- _GIVEN EXERCISE_: Your task is to repeat all of the data exactly while excluding the pictures.

####################

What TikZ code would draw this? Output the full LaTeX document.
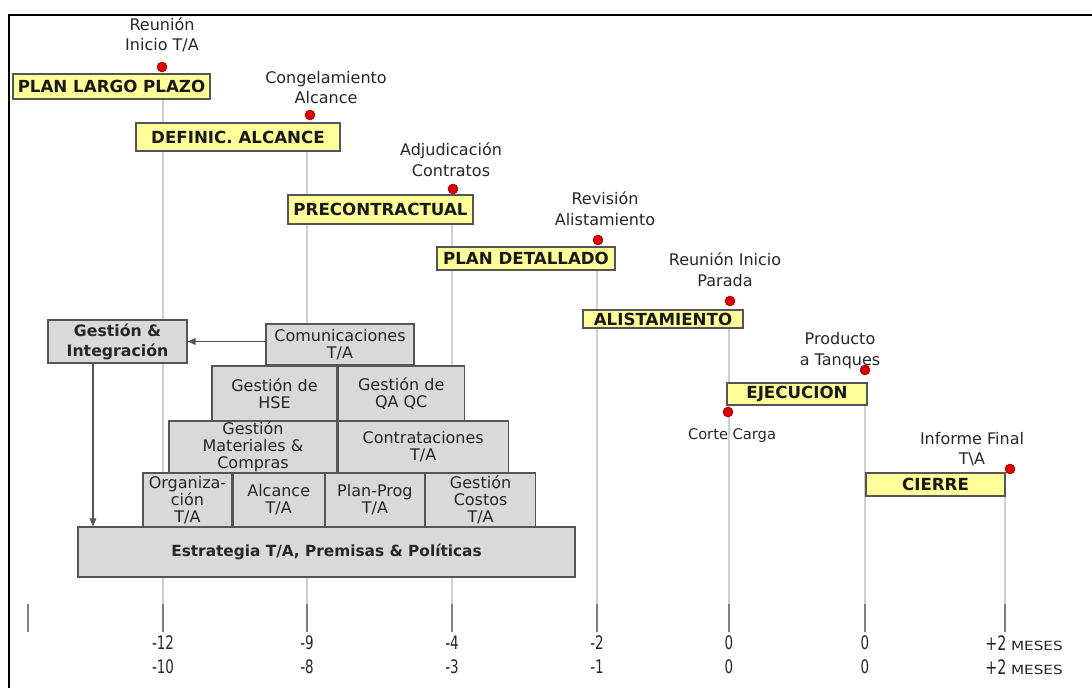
\documentclass[tikz,border=0pt]{standalone}
\usepackage{fontspec}
\setmainfont{DejaVu Sans}
\newfontfamily\numfont[FakeStretch=0.72]{DejaVu Sans}
\newfontfamily\mesfont[FakeStretch=1.2]{DejaVu Sans}
\usepackage{tikz}
\usetikzlibrary{arrows.meta, positioning, backgrounds}

\definecolor{boxyellow}{HTML}{FFFF99}
\definecolor{boxgray}{HTML}{D9D9D9}
\definecolor{edgegray}{HTML}{555555}
\definecolor{linegray}{HTML}{CFCFCF}
\definecolor{tickgray}{HTML}{808080}
\definecolor{dotred}{HTML}{D90000}

\begin{document}
\begin{tikzpicture}[
      x=0.75pt, y=-0.75pt,
      phase/.style={draw=edgegray, fill=boxyellow, line width=0.9pt, inner sep=0pt,
                    font=\fontsize{12.5}{14}\selectfont\bfseries, text=black!90},
      block/.style={draw=edgegray, fill=boxgray, line width=0.9pt, inner sep=0pt,
                    align=center, font=\fontsize{12}{12.8}\selectfont, text=black!85},
      hito/.style={align=center, inner sep=0pt, font=\fontsize{12}{15.5}\selectfont,
                   text=black!85},
      hitodot/.style={circle, draw=red!60!black, fill=dotred, inner sep=0pt,
                      minimum size=7.5pt},
      mes/.style={inner sep=0pt, font=\numfont\fontsize{14}{15}\selectfont, text=black!85},
      tl/.style={draw=linegray, line width=1.1pt},
      tk/.style={draw=tickgray, line width=1.1pt},
      arr/.style={-{Triangle[length=6pt, width=5pt]}, draw=edgegray, line width=0.8pt}
    ]
    \useasboundingbox (0,0) rectangle (1092,688);
    \draw[line width=2.2pt] (9,688) -- (9,15) -- (1092,15);

    % fases
    \node[phase, minimum width=147.75pt, minimum height=18.75pt] (plp) at (111.5,86.5) {PLAN LARGO PLAZO};
    \node[phase, minimum width=153pt,    minimum height=21pt]    (def) at (238,137)    {DEFINIC. ALCANCE};
    \node[phase, minimum width=138.75pt, minimum height=21.75pt] (pre) at (380.5,209.5) {PRECONTRACTUAL};
    \node[phase, minimum width=133.5pt,  minimum height=17.25pt] (pde) at (526,258.5)  {PLAN DETALLADO};
    \node[phase, minimum width=120pt,    minimum height=13.5pt]  (ali) at (663,319)    {ALISTAMIENTO};
    \node[phase, minimum width=105pt,    minimum height=16.5pt]  (eje) at (797,394)    {EJECUCION};
    \node[phase, minimum width=104.25pt, minimum height=17.25pt] (cie) at (935.5,484.5) {CIERRE};

    % hitos
    \node[hito] (h1) at (162,35)    {Reunión\\Inicio T/A};
    \node[hito] (h2) at (326,87.5)  {Congelamiento\\Alcance};
    \node[hito] (h3) at (451,159.5) {Adjudicación\\Contratos};
    \node[hito] (h4) at (605,208.5) {Revisión\\Alistamiento};
    \node[hito] (h5) at (725,270)   {Reunión Inicio\\Parada};
    \node[hito] (h6) at (840,350.5) {Producto\\a Tanques};
    \node[hito, font=\fontsize{11}{13}\selectfont] (h7) at (732,436) {Corte Carga};
    \node[hito] (h8) at (972,449)   {Informe Final\\T\textbackslash A};

    \node[hitodot] (d1) at (162,67)  {};
    \node[hitodot] (d2) at (310,115) {};
    \node[hitodot] (d3) at (453,189) {};
    \node[hitodot] (d4) at (598,240) {};
    \node[hitodot] (d5) at (730,301) {};
    \node[hitodot] (d6) at (865,370) {};
    \node[hitodot] (d7) at (728,412) {};
    \node[hitodot] (d8) at (1010,469) {};

    % piramide
    \node[block, minimum width=111pt, minimum height=30.75pt] (com) at (340,344.5) {Comunicaciones\\T/A};
    \node[block, minimum width=93.75pt, minimum height=41.25pt] (hse) at (274.5,393.5) {Gestión de\\HSE};
    \node[block, minimum width=94.5pt, minimum height=41.25pt, right=0pt of hse] (qa) {Gestión de\\QA QC};
    \node[block, minimum width=126pt, minimum height=39pt] (mat) at (253,447) {Gestión\\Materiales \&\\Compras};
    \node[block, minimum width=127.5pt, minimum height=39pt, right=0pt of mat] (con) {Contrataciones\\T/A};
    \node[block, minimum width=66.75pt, minimum height=40.5pt] (org) at (187.5,500) {Organiza-\\ción\\T/A};
    \node[block, minimum width=68.25pt, minimum height=40.5pt, right=0pt of org] (alc) {Alcance\\T/A};
    \node[block, minimum width=74.25pt, minimum height=40.5pt, right=0pt of alc] (plan) {Plan-Prog\\T/A};
    \node[block, minimum width=82.5pt, minimum height=40.5pt, right=0pt of plan] (cos) {Gestión\\Costos\\T/A};
    \node[block, minimum width=372.75pt, minimum height=37.5pt, font=\fontsize{11.5}{13}\selectfont\bfseries] (est) at (326.5,552) {Estrategia T/A, Premisas \& Políticas};
    \node[block, minimum width=104.25pt, minimum height=32.25pt, font=\fontsize{11.8}{15}\selectfont\bfseries] (gi) at (117.5,341.5) {Gestión \&\\Integración};

    \draw[arr] (com.west |- gi.east) -- (gi.east);
    \draw[arr] ([xshift=-18.4pt]gi.south) -- ([xshift=-18.4pt]gi.south |- est.north);

    % eje de meses
    \coordinate (tick0) at (28,604);
    \draw[tk] (tick0) -- ++(0,28);
    \foreach \i/\x/\a/\b in {1/163/-12/-10, 2/307/-9/-8, 3/452/-4/-3, 4/597/-2/-1, 5/729/0/0, 6/865/0/0}{
      \coordinate (tick\i) at (\x,604);
      \draw[tk] (tick\i) -- ++(0,28);
      \node[mes] (ma\i) at (\x,643) {\a};
      \node[mes] (mb\i) at (\x,667) {\b};
    }
    \coordinate (tick7) at (1005,604);
    \draw[tk] (tick7) -- ++(0,28);
    \node[mes, anchor=west] (ma7) at (985,643) {\fontsize{15}{15}\selectfont+2 {\mesfont\fontsize{9.5}{12}\selectfont MESES}};
    \node[mes, anchor=west] (mb7) at (985,667) {\fontsize{15}{15}\selectfont+2 {\mesfont\fontsize{9.5}{12}\selectfont MESES}};

    \begin{scope}[on background layer]
      \draw[tl] (plp.south -| tick1) -- (tick1);
      \draw[tl] (def.south -| tick2) -- (tick2);
      \draw[tl] (pre.south -| tick3) -- (tick3);
      \draw[tl] (pde.south -| tick4) -- (tick4);
      \draw[tl] (ali.south -| tick5) -- (tick5);
      \draw[tl] (eje.south -| tick6) -- (tick6);
      \draw[tl] (cie.south -| tick7) -- (tick7);
    \end{scope}
  \end{tikzpicture}
\end{document}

####################

- _RESPONSE BELOW_:
What TikZ code would draw this? Output the full LaTeX document.
\documentclass[tikz,border=0pt]{standalone}
\usepackage{fontspec}
\setmainfont{DejaVu Sans}
\newfontfamily\numfont[FakeStretch=0.72]{DejaVu Sans}
\newfontfamily\mesfont[FakeStretch=1.2]{DejaVu Sans}
\usepackage{tikz}
\usetikzlibrary{arrows.meta, positioning, backgrounds}

\definecolor{boxyellow}{HTML}{FFFF99}
\definecolor{boxgray}{HTML}{D9D9D9}
\definecolor{edgegray}{HTML}{555555}
\definecolor{linegray}{HTML}{CFCFCF}
\definecolor{tickgray}{HTML}{808080}
\definecolor{dotred}{HTML}{D90000}

\begin{document}
\begin{tikzpicture}[
      x=0.75pt, y=-0.75pt,
      phase/.style={draw=edgegray, fill=boxyellow, line width=0.9pt, inner sep=0pt,
                    font=\fontsize{12.5}{14}\selectfont\bfseries, text=black!90},
      block/.style={draw=edgegray, fill=boxgray, line width=0.9pt, inner sep=0pt,
                    align=center, font=\fontsize{12}{12.8}\selectfont, text=black!85},
      hito/.style={align=center, inner sep=0pt, font=\fontsize{12}{15.5}\selectfont,
                   text=black!85},
      hitodot/.style={circle, draw=red!60!black, fill=dotred, inner sep=0pt,
                      minimum size=7.5pt},
      mes/.style={inner sep=0pt, font=\numfont\fontsize{14}{15}\selectfont, text=black!85},
      tl/.style={draw=linegray, line width=1.1pt},
      tk/.style={draw=tickgray, line width=1.1pt},
      arr/.style={-{Triangle[length=6pt, width=5pt]}, draw=edgegray, line width=0.8pt}
    ]
    \useasboundingbox (0,0) rectangle (1092,688);
    \draw[line width=2.2pt] (9,688) -- (9,15) -- (1092,15);

    % fases
    \node[phase, minimum width=147.75pt, minimum height=18.75pt] (plp) at (111.5,86.5) {PLAN LARGO PLAZO};
    \node[phase, minimum width=153pt,    minimum height=21pt]    (def) at (238,137)    {DEFINIC. ALCANCE};
    \node[phase, minimum width=138.75pt, minimum height=21.75pt] (pre) at (380.5,209.5) {PRECONTRACTUAL};
    \node[phase, minimum width=133.5pt,  minimum height=17.25pt] (pde) at (526,258.5)  {PLAN DETALLADO};
    \node[phase, minimum width=120pt,    minimum height=13.5pt]  (ali) at (663,319)    {ALISTAMIENTO};
    \node[phase, minimum width=105pt,    minimum height=16.5pt]  (eje) at (797,394)    {EJECUCION};
    \node[phase, minimum width=104.25pt, minimum height=17.25pt] (cie) at (935.5,484.5) {CIERRE};

    % hitos
    \node[hito] (h1) at (162,35)    {Reunión\\Inicio T/A};
    \node[hito] (h2) at (326,87.5)  {Congelamiento\\Alcance};
    \node[hito] (h3) at (451,159.5) {Adjudicación\\Contratos};
    \node[hito] (h4) at (605,208.5) {Revisión\\Alistamiento};
    \node[hito] (h5) at (725,270)   {Reunión Inicio\\Parada};
    \node[hito] (h6) at (840,350.5) {Producto\\a Tanques};
    \node[hito, font=\fontsize{11}{13}\selectfont] (h7) at (732,436) {Corte Carga};
    \node[hito] (h8) at (972,449)   {Informe Final\\T\textbackslash A};

    \node[hitodot] (d1) at (162,67)  {};
    \node[hitodot] (d2) at (310,115) {};
    \node[hitodot] (d3) at (453,189) {};
    \node[hitodot] (d4) at (598,240) {};
    \node[hitodot] (d5) at (730,301) {};
    \node[hitodot] (d6) at (865,370) {};
    \node[hitodot] (d7) at (728,412) {};
    \node[hitodot] (d8) at (1010,469) {};

    % piramide
    \node[block, minimum width=111pt, minimum height=30.75pt] (com) at (340,344.5) {Comunicaciones\\T/A};
    \node[block, minimum width=93.75pt, minimum height=41.25pt] (hse) at (274.5,393.5) {Gestión de\\HSE};
    \node[block, minimum width=94.5pt, minimum height=41.25pt, right=0pt of hse] (qa) {Gestión de\\QA QC};
    \node[block, minimum width=126pt, minimum height=39pt] (mat) at (253,447) {Gestión\\Materiales \&\\Compras};
    \node[block, minimum width=127.5pt, minimum height=39pt, right=0pt of mat] (con) {Contrataciones\\T/A};
    \node[block, minimum width=66.75pt, minimum height=40.5pt] (org) at (187.5,500) {Organiza-\\ción\\T/A};
    \node[block, minimum width=68.25pt, minimum height=40.5pt, right=0pt of org] (alc) {Alcance\\T/A};
    \node[block, minimum width=74.25pt, minimum height=40.5pt, right=0pt of alc] (plan) {Plan-Prog\\T/A};
    \node[block, minimum width=82.5pt, minimum height=40.5pt, right=0pt of plan] (cos) {Gestión\\Costos\\T/A};
    \node[block, minimum width=372.75pt, minimum height=37.5pt, font=\fontsize{11.5}{13}\selectfont\bfseries] (est) at (326.5,552) {Estrategia T/A, Premisas \& Políticas};
    \node[block, minimum width=104.25pt, minimum height=32.25pt, font=\fontsize{11.8}{15}\selectfont\bfseries] (gi) at (117.5,341.5) {Gestión \&\\Integración};

    \draw[arr] (com.west |- gi.east) -- (gi.east);
    \draw[arr] ([xshift=-18.4pt]gi.south) -- ([xshift=-18.4pt]gi.south |- est.north);

    % eje de meses
    \coordinate (tick0) at (28,604);
    \draw[tk] (tick0) -- ++(0,28);
    \foreach \i/\x/\a/\b in {1/163/-12/-10, 2/307/-9/-8, 3/452/-4/-3, 4/597/-2/-1, 5/729/0/0, 6/865/0/0}{
      \coordinate (tick\i) at (\x,604);
      \draw[tk] (tick\i) -- ++(0,28);
      \node[mes] (ma\i) at (\x,643) {\a};
      \node[mes] (mb\i) at (\x,667) {\b};
    }
    \coordinate (tick7) at (1005,604);
    \draw[tk] (tick7) -- ++(0,28);
    \node[mes, anchor=west] (ma7) at (985,643) {\fontsize{15}{15}\selectfont+2 {\mesfont\fontsize{9.5}{12}\selectfont MESES}};
    \node[mes, anchor=west] (mb7) at (985,667) {\fontsize{15}{15}\selectfont+2 {\mesfont\fontsize{9.5}{12}\selectfont MESES}};

    \begin{scope}[on background layer]
      \draw[tl] (plp.south -| tick1) -- (tick1);
      \draw[tl] (def.south -| tick2) -- (tick2);
      \draw[tl] (pre.south -| tick3) -- (tick3);
      \draw[tl] (pde.south -| tick4) -- (tick4);
      \draw[tl] (ali.south -| tick5) -- (tick5);
      \draw[tl] (eje.south -| tick6) -- (tick6);
      \draw[tl] (cie.south -| tick7) -- (tick7);
    \end{scope}
  \end{tikzpicture}
\end{document}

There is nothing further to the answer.